全国で初めて必修化された県立高校の道徳に、異議が出た。県高校教職員組合は21日、テキストに天理教の布教内容が含まれているとして、「憲法違反」を主張。県教委に削除を申し入れた。価値観やモラルを扱う道徳教育の難しさが改めて浮き彫りになり、教育現場に波紋が広がりそうだ。
 道徳は今年度から必修化され、テキスト「ともに歩む―今を、そして未来へ―」は県立高校105校で使われている。
 問題になったのは、筑波大名誉教授の村上和雄氏の著書から引用された「生命(いのち)はゼロからつくれない」=抜粋参照。ここに出てくる「サムシング・グレート」について、村上氏は別の著書で、天理教の「親神様」のことを言い換えている。高教組はこの点を問題視し、「今回の問題は道徳教育に赤信号をつける。必修科目であり、県教委はテキストの作成をもっと慎重にすべきだった」と指摘する。

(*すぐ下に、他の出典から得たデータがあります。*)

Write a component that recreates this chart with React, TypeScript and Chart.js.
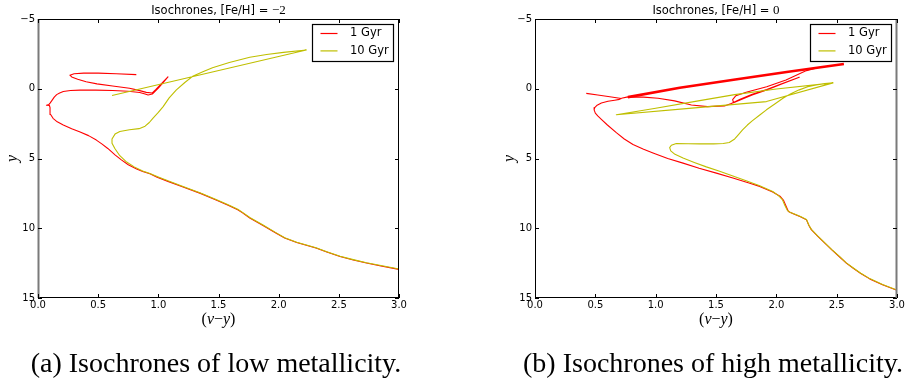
import React, { useEffect, useRef } from "react";
import { Chart, registerables } from "chart.js";

Chart.register(...registerables);

type Pt = [number, number];

// ---------- axis / label data ----------
const xTicks = [0, 0.5, 1, 1.5, 2, 2.5, 3];
const yTicks = [-5, 0, 5, 10, 15];
const seriesNames = ["1 Gyr", "10 Gyr"];
const seriesColors = ["#ff0000", "#bfbf00"];
const titleText = "Isochrones, [Fe/H] = ";
const titleMath = ["\u22122", "0"];
const captions = ["(a) Isochrones of low metallicity.", "(b) Isochrones of high metallicity."];

// ---------- [Fe/H] = -2 ----------
const lowZ1Gyr: Pt[] = [
  [3.0, 12.95], [2.85, 12.7], [2.73, 12.49], [2.62, 12.27], [2.51, 12.03], [2.4, 11.7], [2.31, 11.42],
  [2.15, 11.02], [2.05, 10.7], [1.98, 10.36], [1.87, 9.8], [1.76, 9.27], [1.7, 8.9], [1.66, 8.68],
  [1.58, 8.35], [1.48, 7.97], [1.35, 7.5], [1.2, 7.02], [1.08, 6.64], [0.99, 6.34], [0.93, 6.1],
  [0.87, 5.93], [0.82, 5.75], [0.75, 5.45], [0.69, 5.08], [0.64, 4.74], [0.58, 4.28], [0.53, 3.95],
  [0.485, 3.68], [0.42, 3.36], [0.35, 3.1], [0.28, 2.87], [0.21, 2.6], [0.16, 2.37], [0.125, 2.12],
  [0.105, 1.85], [0.1, 1.6], [0.1, 1.35], [0.095, 1.2], [0.07, 1.18], [0.09, 1.14], [0.1, 1.03],
  [0.115, 0.85], [0.135, 0.6], [0.155, 0.42], [0.18, 0.3], [0.21, 0.2], [0.27, 0.13], [0.35, 0.1],
  [0.48, 0.1], [0.62, 0.13], [0.75, 0.18], [0.845, 0.27], [0.89, 0.38], [0.915, 0.45], [0.95, 0.38],
  [1.0, -0.05], [1.05, -0.55], [1.08, -0.85], [1.03, -0.4], [0.98, 0.05], [0.95, 0.3], [0.9, 0.26],
  [0.83, 0.1], [0.76, -0.04], [0.62, -0.2], [0.49, -0.35], [0.4, -0.5], [0.33, -0.68], [0.28, -0.85],
  [0.265, -0.97], [0.3, -1.08], [0.38, -1.12], [0.5, -1.12], [0.65, -1.07], [0.817, -1.01],
];

const lowZ10Gyr: Pt[] = [
  [3.0, 12.92], [2.85, 12.67], [2.73, 12.47], [2.62, 12.25], [2.51, 12.01], [2.4, 11.68], [2.31, 11.4],
  [2.15, 11.0], [2.05, 10.68], [1.98, 10.33], [1.87, 9.77], [1.76, 9.23], [1.7, 8.86], [1.66, 8.64],
  [1.58, 8.32], [1.48, 7.94], [1.35, 7.47], [1.2, 6.99], [1.08, 6.6], [1.0, 6.32], [0.93, 6.08],
  [0.87, 5.9], [0.8, 5.6], [0.73, 5.21], [0.68, 4.8], [0.64, 4.3], [0.615, 3.9], [0.615, 3.6],
  [0.64, 3.25], [0.68, 3.06], [0.76, 2.94], [0.84, 2.86], [0.89, 2.68], [0.925, 2.42], [0.956, 2.11],
  [1.0, 1.7], [1.04, 1.28], [1.09, 0.65], [1.15, 0.08], [1.22, -0.45], [1.29, -0.92], [1.37, -1.22],
  [1.45, -1.5], [1.59, -1.88], [1.76, -2.26], [1.9, -2.45], [2.04, -2.61], [2.23, -2.78], [0.615, 0.48],
];

// ---------- [Fe/H] = 0 ----------
const highZ1GyrMS: Pt[] = [
  [0.425, 0.33], [0.52, 0.45], [0.62, 0.57], [0.716, 0.7], [0.7, 0.76], [0.66, 0.82], [0.605, 0.9],
  [0.55, 1.02], [0.515, 1.18], [0.495, 1.35], [0.49, 1.51], [0.5, 1.75], [0.52, 1.95], [0.55, 2.2],
  [0.6, 2.6], [0.674, 3.15], [0.74, 3.6], [0.812, 4.0], [0.9, 4.33], [0.978, 4.6], [1.1, 5.0],
  [1.227, 5.33], [1.36, 5.7], [1.503, 6.05], [1.64, 6.4], [1.78, 6.78], [1.862, 7.0], [1.97, 7.4],
  [2.03, 7.7], [2.06, 8.0], [2.08, 8.4], [2.1, 8.8], [2.14, 8.96], [2.2, 9.18], [2.25, 9.4],
  [2.27, 9.8], [2.29, 10.1], [2.34, 10.55], [2.387, 10.94], [2.46, 11.55], [2.525, 12.06],
  [2.58, 12.5], [2.635, 12.85], [2.7, 13.25], [2.774, 13.63], [2.88, 14.05], [3.0, 14.45],
];

const highZ1GyrGiants: Pt[] = [
  [0.716, 0.68], [0.77, 0.58], [0.9, 0.6], [1.02, 0.68], [1.157, 0.87], [1.296, 1.16], [1.43, 1.28],
  [1.57, 1.23], [1.627, 1.06], [1.7, 0.75], [1.8, 0.4], [1.92, 0.05], [2.05, -0.38], [2.19, -0.82],
  [2.05, -0.36], [1.92, 0.08], [1.8, 0.45], [1.7, 0.8], [1.645, 1.0], [1.638, 0.78], [1.665, 0.5],
  [1.75, 0.25], [1.92, -0.15], [2.08, -0.63], [2.25, -1.3], [2.32, -1.45],
];

const highZ1GyrAGB: Pt[] = [
  [0.77, 0.6], [1.2, -0.07], [1.66, -0.66], [2.1, -1.22], [2.56, -1.77],
];

const highZ10Gyr: Pt[] = [
  [3.0, 14.43], [2.88, 14.03], [2.774, 13.61], [2.7, 13.23], [2.635, 12.83], [2.58, 12.48],
  [2.525, 12.04], [2.46, 11.53], [2.387, 10.92], [2.34, 10.53], [2.29, 10.08], [2.27, 9.78],
  [2.25, 9.37], [2.2, 9.16], [2.14, 8.94], [2.11, 8.85], [2.09, 8.7], [2.07, 8.35], [2.05, 7.95],
  [2.02, 7.68], [1.97, 7.37], [1.862, 6.96], [1.75, 6.6], [1.64, 6.25], [1.53, 5.92], [1.42, 5.6],
  [1.32, 5.28], [1.227, 4.97], [1.16, 4.7], [1.125, 4.45], [1.116, 4.22], [1.13, 4.05], [1.171, 3.93],
  [1.27, 3.94], [1.365, 3.95], [1.48, 3.95], [1.56, 3.93], [1.61, 3.85], [1.655, 3.6], [1.69, 3.25],
  [1.72, 2.95], [1.76, 2.6], [1.8, 2.3], [1.86, 1.9], [1.918, 1.51], [1.99, 1.08], [2.055, 0.68],
  [2.12, 0.35], [2.19, 0.08], [2.26, -0.14], [2.33, -0.28], [2.4, -0.37], [2.47, -0.42],
  [1.918, 0.92], [1.3, 1.39], [0.674, 1.86], [1.0, 1.4], [1.365, 0.85], [1.655, 0.42], [2.0, 0.02],
  [2.47, -0.42],
];

const SANS = '"DejaVu Sans", sans-serif';
const SERIF = '"Liberation Serif", "DejaVu Serif", serif';

interface Series { pts: Pt[]; color: string; width: number; }
interface PanelProps {
  left: number;
  padLeft: number;
  padRight: number;
  series: Series[];
  math: string;
  graySide: "left" | "right";
}

function makePlugin(math: string, graySide: "left" | "right") {
  return {
    id: "mplAxes",
    afterDraw(chart: any) {
      const { ctx, chartArea: a, scales } = chart;
      const sx = scales.x;
      const sy = scales.y;
      ctx.save();
      // frame
      ctx.strokeStyle = "#000";
      ctx.lineWidth = 1;
      ctx.beginPath();
      ctx.moveTo(a.left, a.top + 0.5);
      ctx.lineTo(a.right, a.top + 0.5);
      ctx.moveTo(a.left, a.bottom - 0.5);
      ctx.lineTo(a.right, a.bottom - 0.5);
      if (graySide !== "left") {
        ctx.moveTo(a.left + 0.5, a.top);
        ctx.lineTo(a.left + 0.5, a.bottom);
      }
      if (graySide !== "right") {
        ctx.moveTo(a.right - 0.5, a.top);
        ctx.lineTo(a.right - 0.5, a.bottom);
      }
      ctx.stroke();
      ctx.strokeStyle = "#7a7a7a";
      ctx.lineWidth = 2;
      ctx.beginPath();
      const gx = graySide === "left" ? a.left + 0.5 : a.right - 0.5;
      ctx.moveTo(gx, a.top);
      ctx.lineTo(gx, a.bottom);
      ctx.stroke();

      // ticks (inward, all four sides)
      ctx.strokeStyle = "#000";
      ctx.lineWidth = 1;
      ctx.beginPath();
      const tl = 4;
      xTicks.forEach((t) => {
        const px = Math.round(sx.getPixelForValue(t)) + 0.5;
        ctx.moveTo(px, a.bottom);
        ctx.lineTo(px, a.bottom - tl);
        ctx.moveTo(px, a.top);
        ctx.lineTo(px, a.top + tl);
      });
      yTicks.forEach((t) => {
        const py = Math.round(sy.getPixelForValue(t)) + 0.5;
        ctx.moveTo(a.left, py);
        ctx.lineTo(a.left + tl, py);
        ctx.moveTo(a.right, py);
        ctx.lineTo(a.right - tl, py);
      });
      ctx.stroke();

      // tick labels
      ctx.fillStyle = "#000";
      ctx.font = `10px ${SANS}`;
      ctx.textAlign = "right";
      ctx.textBaseline = "middle";
      yTicks.forEach((t) => {
        const py = sy.getPixelForValue(t);
        const s = t < 0 ? "\u2212" + Math.abs(t) : String(t);
        ctx.fillText(s, a.left - 3, py);
      });
      ctx.textAlign = "center";
      ctx.textBaseline = "top";
      xTicks.forEach((t) => {
        const px = sx.getPixelForValue(t);
        ctx.fillText(t.toFixed(1), px, a.bottom + 2);
      });

      // title
      const cx = (a.left + a.right) / 2;
      ctx.textBaseline = "alphabetic";
      ctx.textAlign = "left";
      ctx.font = `11.5px ${SANS}`;
      const w1 = ctx.measureText(titleText).width;
      ctx.font = `13px ${SERIF}`;
      const w2 = ctx.measureText(math).width;
      const tx = cx - (w1 + w2) / 2;
      ctx.font = `11.5px ${SANS}`;
      ctx.fillText(titleText, tx, a.top - 5);
      ctx.font = `13px ${SERIF}`;
      ctx.fillText(math, tx + w1, a.top - 5);

      // x axis label (v−y)
      const parts: [string, boolean][] = [["(", false], ["v", true], ["\u2212", false], ["y", true], [")", false]];
      const fs = 16;
      let total = 0;
      const widths = parts.map(([s, it]) => {
        ctx.font = `${it ? "italic " : ""}${fs}px ${SERIF}`;
        const w = ctx.measureText(s).width;
        total += w;
        return w;
      });
      let lx = cx - total / 2;
      parts.forEach(([s, it], i) => {
        ctx.font = `${it ? "italic " : ""}${fs}px ${SERIF}`;
        ctx.fillText(s, lx, a.bottom + 26);
        lx += widths[i];
      });

      // y axis label
      ctx.save();
      ctx.translate(a.left - 25, (a.top + a.bottom) / 2);
      ctx.rotate(-Math.PI / 2);
      ctx.textAlign = "center";
      ctx.textBaseline = "middle";
      ctx.font = `italic ${fs}px ${SERIF}`;
      ctx.fillText("y", 0, 0);
      ctx.restore();

      // legend
      const bw = 81;
      const bh = 37;
      const bx = Math.round(a.right - 6 - bw) + 0.5;
      const by = Math.round(a.top + 5) + 0.5;
      ctx.fillStyle = "#fff";
      ctx.fillRect(bx, by, bw, bh);
      ctx.strokeStyle = "#000";
      ctx.lineWidth = 1.2;
      ctx.strokeRect(bx, by, bw, bh);
      ctx.font = `11.5px ${SANS}`;
      ctx.textAlign = "left";
      ctx.textBaseline = "middle";
      seriesNames.forEach((name, i) => {
        const ly = by + 9 + i * 17.4;
        ctx.strokeStyle = seriesColors[i];
        ctx.lineWidth = 1.2;
        ctx.beginPath();
        ctx.moveTo(bx + 8, ly);
        ctx.lineTo(bx + 25, ly);
        ctx.stroke();
        ctx.fillStyle = "#000";
        ctx.fillText(name, bx + 37.5, ly);
      });
      ctx.restore();
    },
  };
}

function Panel({ left, padLeft, padRight, series, math, graySide }: PanelProps) {
  const ref = useRef<HTMLCanvasElement>(null);
  useEffect(() => {
    const chart = new Chart(ref.current as HTMLCanvasElement, {
      type: "scatter",
      data: {
        datasets: series.map((s) => ({
          data: s.pts.map(([x, y]) => ({ x, y })),
          showLine: true,
          borderColor: s.color,
          backgroundColor: s.color,
          borderWidth: s.width,
          borderJoinStyle: "round",
          pointRadius: 0,
          pointHoverRadius: 0,
          tension: 0,
          fill: false,
        })),
      },
      options: {
        responsive: false,
        animation: false,
        devicePixelRatio: 1,
        events: [],
        layout: { padding: { left: padLeft, right: padRight, top: 19, bottom: 32 } },
        scales: {
          x: { type: "linear", min: 0, max: 3, display: false },
          y: { type: "linear", min: -5, max: 15, reverse: true, display: false },
        },
        plugins: { legend: { display: false }, tooltip: { enabled: false }, title: { display: false } },
      },
      plugins: [makePlugin(math, graySide)],
    } as any);
    return () => chart.destroy();
  }, []);
  return (
    <canvas
      ref={ref}
      width={453}
      height={330}
      style={{ position: "absolute", left, top: 0, width: 453, height: 330 }}
    />
  );
}

export default function App() {
  // first dataset is drawn on top in Chart.js
  const lowSeries: Series[] = [
    { pts: lowZ10Gyr, color: seriesColors[1], width: 1.1 },
    { pts: lowZ1Gyr, color: seriesColors[0], width: 1.1 },
  ];
  const highSeries: Series[] = [
    { pts: highZ1GyrAGB, color: seriesColors[0], width: 2.6 },
    { pts: highZ10Gyr, color: seriesColors[1], width: 1.1 },
    { pts: highZ1GyrMS, color: seriesColors[0], width: 1.1 },
    { pts: highZ1GyrGiants, color: seriesColors[0], width: 1.1 },
  ];
  return (
    <div style={{ position: "absolute", left: 0, top: 0, width: 906, height: 381, background: "#fff", overflow: "hidden" }}>
      <Panel left={0} padLeft={38} padRight={54} series={lowSeries} math={titleMath[0]} graySide="left" />
      <Panel left={453} padLeft={82} padRight={9} series={highSeries} math={titleMath[1]} graySide="right" />
      <svg width={906} height={381} style={{ position: "absolute", left: 0, top: 0, pointerEvents: "none" }}>
        <text x={216} y={372} textAnchor="middle" fontFamily={SERIF} fontSize={28} fill="#000">
          {captions[0]}
        </text>
        <text x={713} y={372} textAnchor="middle" fontFamily={SERIF} fontSize={28} fill="#000">
          {captions[1]}
        </text>
      </svg>
    </div>
  );
}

 一方、県教委は「命の大切さは色々な角度からみる必要があり、道徳の資料として適切」とし、テキストには「問題ない」との立場をとる。
 現場の思いは複雑だ。県南の高校の道徳担当教諭は「このテキストを一読しただけでは分からなかった。布教目的であるならば削除されても仕方がないとも思う」と話す。また、別の教諭は「できあがったものを見ているだけで、(この問題を)どうとらえればいいのか分からない」と困惑した様子で話した。
 道徳教育学に詳しい千葉大大学院の上杉賢士教授は一般論としたうえで、「道徳は一定の方向性をもちがちなため、宗教の微妙な表現もなるべく避けた方がよい」としている。
【道徳テキスト抜粋】
 (略)地球上に存在するあらゆる生き物、カビなどの微生物から植物、動物にいたるまで、少なく見積もっても2百万種、多く見積もると2千万種と言われていますが、これらすべてが同じ遺伝子暗号によって生かされているのです。
 こうした奇跡的な現実を前にしたら、どうしてもサムシング・グレートのような存在を想定しないわけにはいかなくなります。
 サムシング・グレートとは、具体的なかたちを提示して、断言できるような存在ではありません。どのように思われても、それは自由です。
 ただ、私たち生命体の大本にはなにか不思議な力がはたらいていて、それが私たちを生かしている、私たちはそういうものによって生かされているという気持ちを忘れてはいけないと思います。